* start Input for this task *

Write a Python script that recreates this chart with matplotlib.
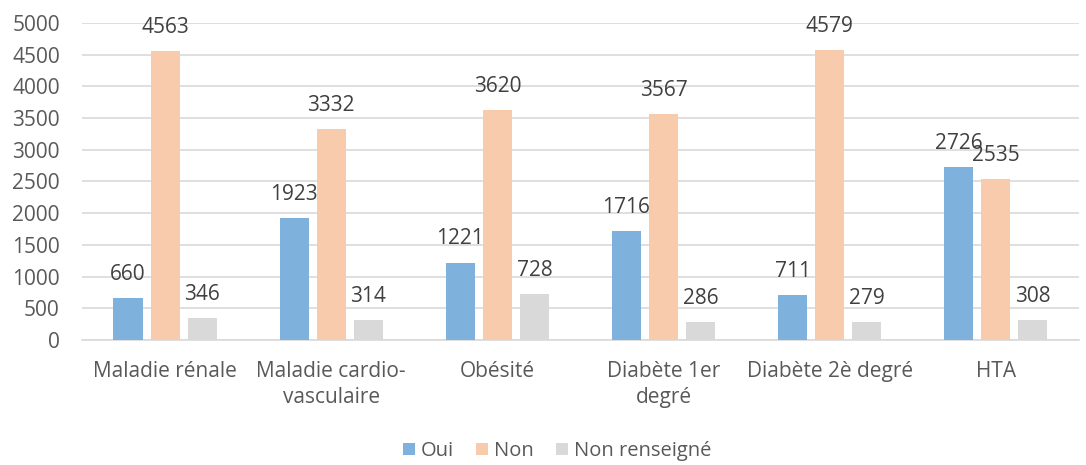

* end Input for this task *
* start Input for this task *

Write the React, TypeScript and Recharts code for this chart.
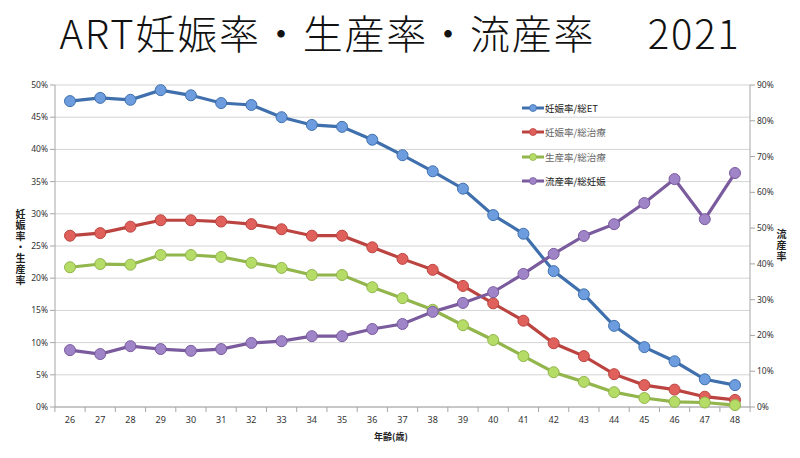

* end Input for this task *
* start Input for this task *

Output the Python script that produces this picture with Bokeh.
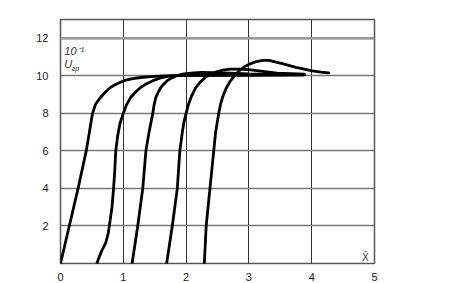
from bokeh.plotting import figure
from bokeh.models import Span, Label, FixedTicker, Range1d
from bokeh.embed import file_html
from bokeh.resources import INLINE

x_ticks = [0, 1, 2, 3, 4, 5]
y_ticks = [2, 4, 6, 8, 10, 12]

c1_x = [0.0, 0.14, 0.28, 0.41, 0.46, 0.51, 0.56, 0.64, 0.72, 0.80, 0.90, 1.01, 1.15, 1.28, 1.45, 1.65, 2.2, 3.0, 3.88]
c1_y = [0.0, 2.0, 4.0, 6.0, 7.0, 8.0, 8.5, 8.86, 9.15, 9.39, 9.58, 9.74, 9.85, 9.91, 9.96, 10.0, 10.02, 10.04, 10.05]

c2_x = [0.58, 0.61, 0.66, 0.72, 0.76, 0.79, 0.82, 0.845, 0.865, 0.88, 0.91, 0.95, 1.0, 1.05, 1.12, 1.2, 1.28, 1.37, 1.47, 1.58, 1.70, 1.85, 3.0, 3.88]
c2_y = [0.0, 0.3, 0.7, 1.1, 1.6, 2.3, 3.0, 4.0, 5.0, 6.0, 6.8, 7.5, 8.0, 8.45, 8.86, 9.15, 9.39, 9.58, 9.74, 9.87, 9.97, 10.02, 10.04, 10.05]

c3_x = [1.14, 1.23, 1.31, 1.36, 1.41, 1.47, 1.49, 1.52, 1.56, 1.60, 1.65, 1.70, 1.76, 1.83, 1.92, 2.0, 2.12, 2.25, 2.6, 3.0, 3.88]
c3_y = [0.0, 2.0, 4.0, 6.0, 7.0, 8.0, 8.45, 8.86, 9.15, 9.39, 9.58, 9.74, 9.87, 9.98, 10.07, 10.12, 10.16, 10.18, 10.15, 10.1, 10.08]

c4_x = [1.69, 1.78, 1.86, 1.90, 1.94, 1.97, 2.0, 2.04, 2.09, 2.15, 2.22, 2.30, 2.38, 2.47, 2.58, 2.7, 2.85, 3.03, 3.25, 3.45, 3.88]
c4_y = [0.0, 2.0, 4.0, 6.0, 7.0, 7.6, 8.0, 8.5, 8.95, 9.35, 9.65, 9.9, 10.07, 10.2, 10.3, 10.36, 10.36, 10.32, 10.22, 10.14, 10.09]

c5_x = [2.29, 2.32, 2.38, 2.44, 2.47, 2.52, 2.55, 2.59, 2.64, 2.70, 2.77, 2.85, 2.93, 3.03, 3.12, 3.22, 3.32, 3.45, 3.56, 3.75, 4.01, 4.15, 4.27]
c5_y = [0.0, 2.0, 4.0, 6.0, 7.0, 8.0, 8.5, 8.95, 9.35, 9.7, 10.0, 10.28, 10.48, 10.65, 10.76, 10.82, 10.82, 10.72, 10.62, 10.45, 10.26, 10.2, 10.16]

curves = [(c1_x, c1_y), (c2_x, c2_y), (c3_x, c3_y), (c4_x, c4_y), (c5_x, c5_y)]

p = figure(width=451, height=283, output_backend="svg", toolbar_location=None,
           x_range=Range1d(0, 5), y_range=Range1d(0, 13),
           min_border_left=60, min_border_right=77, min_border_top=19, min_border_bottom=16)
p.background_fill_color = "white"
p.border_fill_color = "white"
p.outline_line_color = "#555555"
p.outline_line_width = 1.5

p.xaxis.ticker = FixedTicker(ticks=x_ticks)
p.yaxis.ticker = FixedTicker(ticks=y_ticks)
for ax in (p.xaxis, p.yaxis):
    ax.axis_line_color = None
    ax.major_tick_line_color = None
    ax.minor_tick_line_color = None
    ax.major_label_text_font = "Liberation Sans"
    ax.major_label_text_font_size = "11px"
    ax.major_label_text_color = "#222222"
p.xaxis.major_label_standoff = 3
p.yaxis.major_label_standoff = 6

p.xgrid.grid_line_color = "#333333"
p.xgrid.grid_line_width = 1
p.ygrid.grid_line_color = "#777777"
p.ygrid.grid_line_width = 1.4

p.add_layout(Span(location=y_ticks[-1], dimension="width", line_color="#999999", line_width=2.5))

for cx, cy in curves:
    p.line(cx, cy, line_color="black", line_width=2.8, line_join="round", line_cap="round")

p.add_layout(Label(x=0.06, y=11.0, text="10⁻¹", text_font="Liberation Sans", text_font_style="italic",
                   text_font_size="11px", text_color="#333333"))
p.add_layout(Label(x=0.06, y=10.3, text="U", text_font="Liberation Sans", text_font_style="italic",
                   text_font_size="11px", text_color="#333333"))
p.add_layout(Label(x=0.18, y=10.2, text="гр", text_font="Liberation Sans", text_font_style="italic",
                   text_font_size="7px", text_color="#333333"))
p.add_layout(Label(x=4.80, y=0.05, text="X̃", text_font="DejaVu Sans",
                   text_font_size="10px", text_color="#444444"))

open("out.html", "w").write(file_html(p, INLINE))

* end Input for this task *

__Task statement__
Return the material from the line containing "Output the Python" through the line containing "9.97, 10.02, 10.04, 10.05]", exactly and in full, but without its pictures.

__Written reply__
Output the Python script that produces this picture with Bokeh.
from bokeh.plotting import figure
from bokeh.models import Span, Label, FixedTicker, Range1d
from bokeh.embed import file_html
from bokeh.resources import INLINE

x_ticks = [0, 1, 2, 3, 4, 5]
y_ticks = [2, 4, 6, 8, 10, 12]

c1_x = [0.0, 0.14, 0.28, 0.41, 0.46, 0.51, 0.56, 0.64, 0.72, 0.80, 0.90, 1.01, 1.15, 1.28, 1.45, 1.65, 2.2, 3.0, 3.88]
c1_y = [0.0, 2.0, 4.0, 6.0, 7.0, 8.0, 8.5, 8.86, 9.15, 9.39, 9.58, 9.74, 9.85, 9.91, 9.96, 10.0, 10.02, 10.04, 10.05]

c2_x = [0.58, 0.61, 0.66, 0.72, 0.76, 0.79, 0.82, 0.845, 0.865, 0.88, 0.91, 0.95, 1.0, 1.05, 1.12, 1.2, 1.28, 1.37, 1.47, 1.58, 1.70, 1.85, 3.0, 3.88]
c2_y = [0.0, 0.3, 0.7, 1.1, 1.6, 2.3, 3.0, 4.0, 5.0, 6.0, 6.8, 7.5, 8.0, 8.45, 8.86, 9.15, 9.39, 9.58, 9.74, 9.87, 9.97, 10.02, 10.04, 10.05]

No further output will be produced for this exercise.